Recorded information>

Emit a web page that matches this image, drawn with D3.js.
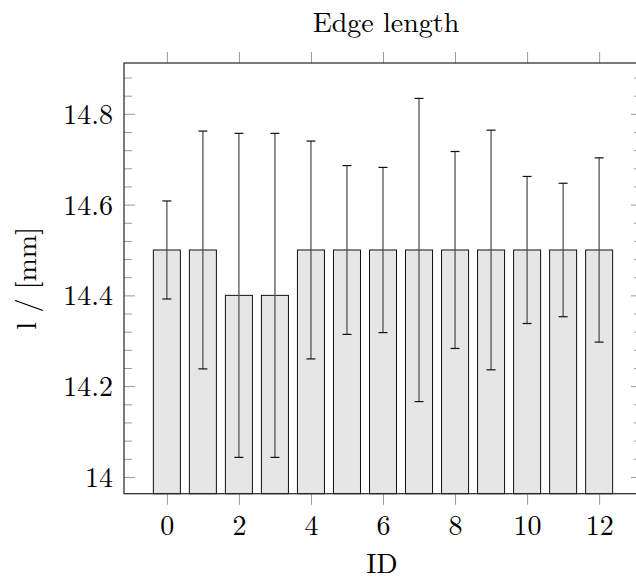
<!DOCTYPE html>
<html>
<head>
<meta charset="utf-8">
<script src="https://cdn.jsdelivr.net/npm/d3@7/dist/d3.min.js"></script>
<style>
  html, body { margin: 0; padding: 0; background: #fff; }
  svg { display: block; }
</style>
</head>
<body>
<script>
// ---- data ----
const ids = [0, 1, 2, 3, 4, 5, 6, 7, 8, 9, 10, 11, 12];
const values = [14.5, 14.5, 14.4, 14.4, 14.5, 14.5, 14.5, 14.5, 14.5, 14.5, 14.5, 14.5, 14.5];
const errors = [0.108, 0.262, 0.357, 0.357, 0.240, 0.186, 0.182, 0.334, 0.217, 0.264, 0.162, 0.147, 0.203];
const xTicks = [0, 2, 4, 6, 8, 10, 12];
const yTicks = [14, 14.2, 14.4, 14.6, 14.8];
const yTickLabels = ["14", "14.2", "14.4", "14.6", "14.8"];
const yMinorTicks = [14.04, 14.08, 14.12, 14.16, 14.24, 14.28, 14.32, 14.36, 14.44, 14.48, 14.52, 14.56, 14.64, 14.68, 14.72, 14.76, 14.84, 14.88];
const title = "Edge length";
const xLabel = "ID";
const yLabel = "l / [mm]";

// ---- layout ----
const W = 636, H = 581;
const L = 124, R = 642, T = 63, B = 493.7;
const FONT = '"Latin Modern Roman", "Liberation Serif", serif';
const FS = "28px";
const x = d3.scaleLinear().domain([-1.19, 13.19]).range([L, R]);
const y = d3.scaleLinear().domain([13.963, 14.912]).range([B, T]);
const barW = 0.75;

const svg = d3.select("body").append("svg").attr("width", W).attr("height", H);

// bars
svg.append("g").selectAll("rect").data(ids).join("rect")
  .attr("x", (d) => x(d - barW / 2))
  .attr("width", x(barW) - x(0))
  .attr("y", (d, i) => y(values[i]))
  .attr("height", (d, i) => y.range()[0] - y(values[i]))
  .attr("fill", "#e6e6e6")
  .attr("stroke", "#111")
  .attr("stroke-width", 1);

// error bars
const eg = svg.append("g");
eg.selectAll("line.v").data(ids).join("line").attr("class", "v")
  .attr("x1", (d) => x(d)).attr("x2", (d) => x(d))
  .attr("y1", (d, i) => y(values[i] + errors[i]))
  .attr("y2", (d, i) => y(values[i] - errors[i]))
  .attr("stroke", "#555").attr("stroke-width", 1.3);
[1, -1].forEach((s) => {
  eg.selectAll("line.c" + (s > 0 ? "t" : "b")).data(ids).join("line").attr("class", "c" + (s > 0 ? "t" : "b"))
    .attr("x1", (d) => x(d) - 4.5).attr("x2", (d) => x(d) + 4.5)
    .attr("y1", (d, i) => y(values[i] + s * errors[i]))
    .attr("y2", (d, i) => y(values[i] + s * errors[i]))
    .attr("stroke", "#111").attr("stroke-width", 1.2);
});

// axes (ticks via d3 axes)
const tickStyle = (g) => {
  g.select(".domain").remove();
  g.selectAll(".tick line").attr("stroke", "#999").attr("stroke-width", 1);
};
const labelStyle = (sel) => sel.style("font-family", FONT).style("font-size", FS).style("fill", "#000");
// bottom: outward ticks with labels
svg.append("g").attr("transform", `translate(0,${B})`)
  .call(d3.axisBottom(x).tickValues(xTicks).tickSize(11).tickPadding(0).tickFormat(d3.format("d")))
  .call(tickStyle)
  .call((g) => g.selectAll(".tick text").attr("dy", null).attr("y", 535 - B).call(labelStyle));
// top: outward ticks, no labels
svg.append("g").attr("transform", `translate(0,${T})`)
  .call(d3.axisTop(x).tickValues(xTicks).tickSize(11).tickFormat(""))
  .call(tickStyle);
// left: inward major ticks with labels
svg.append("g").attr("transform", `translate(${L},0)`)
  .call(d3.axisLeft(y).tickValues(yTicks).tickSize(-11).tickFormat((d, i) => yTickLabels[i]))
  .call(tickStyle)
  .call((g) => g.selectAll(".tick text").attr("x", 113 - L).attr("dy", "0.34em")
    .attr("text-anchor", "end").call(labelStyle));
svg.append("g").attr("transform", `translate(${L},0)`)
  .call(d3.axisLeft(y).tickValues(yMinorTicks).tickSize(-8).tickFormat(""))
  .call(tickStyle);
// right: inward ticks
svg.append("g").attr("transform", `translate(${R},0)`)
  .call(d3.axisRight(y).tickValues(yTicks).tickSize(-11).tickFormat(""))
  .call(tickStyle);
svg.append("g").attr("transform", `translate(${R},0)`)
  .call(d3.axisRight(y).tickValues(yMinorTicks).tickSize(-8).tickFormat(""))
  .call(tickStyle);

// frame
svg.append("rect").attr("x", L).attr("y", T).attr("width", R - L).attr("height", B - T)
  .attr("fill", "none").attr("stroke", "#222").attr("stroke-width", 1.2);

// labels
svg.append("text").attr("x", 386).attr("y", 32).attr("text-anchor", "middle")
  .call(labelStyle).text(title);
svg.append("text").attr("x", 382).attr("y", 573).attr("text-anchor", "middle")
  .call(labelStyle).text(xLabel);
svg.append("text").attr("transform", `translate(36,${(T + B) / 2}) rotate(-90)`)
  .attr("text-anchor", "middle").call(labelStyle).text(yLabel);
</script>
</body>
</html>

What you have to do> Skipping the pictures, transcribe each line above exactly as it appears.

Reply to the task>
Emit a web page that matches this image, drawn with D3.js.
<!DOCTYPE html>
<html>
<head>
<meta charset="utf-8">
<script src="https://cdn.jsdelivr.net/npm/d3@7/dist/d3.min.js"></script>
<style>
  html, body { margin: 0; padding: 0; background: #fff; }
  svg { display: block; }
</style>
</head>
<body>
<script>
// ---- data ----
const ids = [0, 1, 2, 3, 4, 5, 6, 7, 8, 9, 10, 11, 12];
const values = [14.5, 14.5, 14.4, 14.4, 14.5, 14.5, 14.5, 14.5, 14.5, 14.5, 14.5, 14.5, 14.5];
const errors = [0.108, 0.262, 0.357, 0.357, 0.240, 0.186, 0.182, 0.334, 0.217, 0.264, 0.162, 0.147, 0.203];
const xTicks = [0, 2, 4, 6, 8, 10, 12];
const yTicks = [14, 14.2, 14.4, 14.6, 14.8];
const yTickLabels = ["14", "14.2", "14.4", "14.6", "14.8"];
const yMinorTicks = [14.04, 14.08, 14.12, 14.16, 14.24, 14.28, 14.32, 14.36, 14.44, 14.48, 14.52, 14.56, 14.64, 14.68, 14.72, 14.76, 14.84, 14.88];
const title = "Edge length";
const xLabel = "ID";
const yLabel = "l / [mm]";

// ---- layout ----
const W = 636, H = 581;
const L = 124, R = 642, T = 63, B = 493.7;
const FONT = '"Latin Modern Roman", "Liberation Serif", serif';
const FS = "28px";
const x = d3.scaleLinear().domain([-1.19, 13.19]).range([L, R]);
const y = d3.scaleLinear().domain([13.963, 14.912]).range([B, T]);
const barW = 0.75;

const svg = d3.select("body").append("svg").attr("width", W).attr("height", H);

// bars
svg.append("g").selectAll("rect").data(ids).join("rect")
  .attr("x", (d) => x(d - barW / 2))
  .attr("width", x(barW) - x(0))
  .attr("y", (d, i) => y(values[i]))
  .attr("height", (d, i) => y.range()[0] - y(values[i]))
  .attr("fill", "#e6e6e6")
  .attr("stroke", "#111")
  .attr("stroke-width", 1);

// error bars
const eg = svg.append("g");
eg.selectAll("line.v").data(ids).join("line").attr("class", "v")
  .attr("x1", (d) => x(d)).attr("x2", (d) => x(d))
  .attr("y1", (d, i) => y(values[i] + errors[i]))
  .attr("y2", (d, i) => y(values[i] - errors[i]))
  .attr("stroke", "#555").attr("stroke-width", 1.3);
[1, -1].forEach((s) => {
  eg.selectAll("line.c" + (s > 0 ? "t" : "b")).data(ids).join("line").attr("class", "c" + (s > 0 ? "t" : "b"))
    .attr("x1", (d) => x(d) - 4.5).attr("x2", (d) => x(d) + 4.5)
    .attr("y1", (d, i) => y(values[i] + s * errors[i]))
    .attr("y2", (d, i) => y(values[i] + s * errors[i]))
    .attr("stroke", "#111").attr("stroke-width", 1.2);
});

// axes (ticks via d3 axes)
const tickStyle = (g) => {
  g.select(".domain").remove();
  g.selectAll(".tick line").attr("stroke", "#999").attr("stroke-width", 1);
};
const labelStyle = (sel) => sel.style("font-family", FONT).style("font-size", FS).style("fill", "#000");
// bottom: outward ticks with labels
svg.append("g").attr("transform", `translate(0,${B})`)
  .call(d3.axisBottom(x).tickValues(xTicks).tickSize(11).tickPadding(0).tickFormat(d3.format("d")))
  .call(tickStyle)
  .call((g) => g.selectAll(".tick text").attr("dy", null).attr("y", 535 - B).call(labelStyle));
// top: outward ticks, no labels
svg.append("g").attr("transform", `translate(0,${T})`)
  .call(d3.axisTop(x).tickValues(xTicks).tickSize(11).tickFormat(""))
  .call(tickStyle);
// left: inward major ticks with labels
svg.append("g").attr("transform", `translate(${L},0)`)
  .call(d3.axisLeft(y).tickValues(yTicks).tickSize(-11).tickFormat((d, i) => yTickLabels[i]))
  .call(tickStyle)
  .call((g) => g.selectAll(".tick text").attr("x", 113 - L).attr("dy", "0.34em")
    .attr("text-anchor", "end").call(labelStyle));
svg.append("g").attr("transform", `translate(${L},0)`)
  .call(d3.axisLeft(y).tickValues(yMinorTicks).tickSize(-8).tickFormat(""))
  .call(tickStyle);
// right: inward ticks
svg.append("g").attr("transform", `translate(${R},0)`)
  .call(d3.axisRight(y).tickValues(yTicks).tickSize(-11).tickFormat(""))
  .call(tickStyle);
svg.append("g").attr("transform", `translate(${R},0)`)
  .call(d3.axisRight(y).tickValues(yMinorTicks).tickSize(-8).tickFormat(""))
  .call(tickStyle);

// frame
svg.append("rect").attr("x", L).attr("y", T).attr("width", R - L).attr("height", B - T)
  .attr("fill", "none").attr("stroke", "#222").attr("stroke-width", 1.2);

// labels
svg.append("text").attr("x", 386).attr("y", 32).attr("text-anchor", "middle")
  .call(labelStyle).text(title);
svg.append("text").attr("x", 382).attr("y", 573).attr("text-anchor", "middle")
  .call(labelStyle).text(xLabel);
svg.append("text").attr("transform", `translate(36,${(T + B) / 2}) rotate(-90)`)
  .attr("text-anchor", "middle").call(labelStyle).text(yLabel);
</script>
</body>
</html>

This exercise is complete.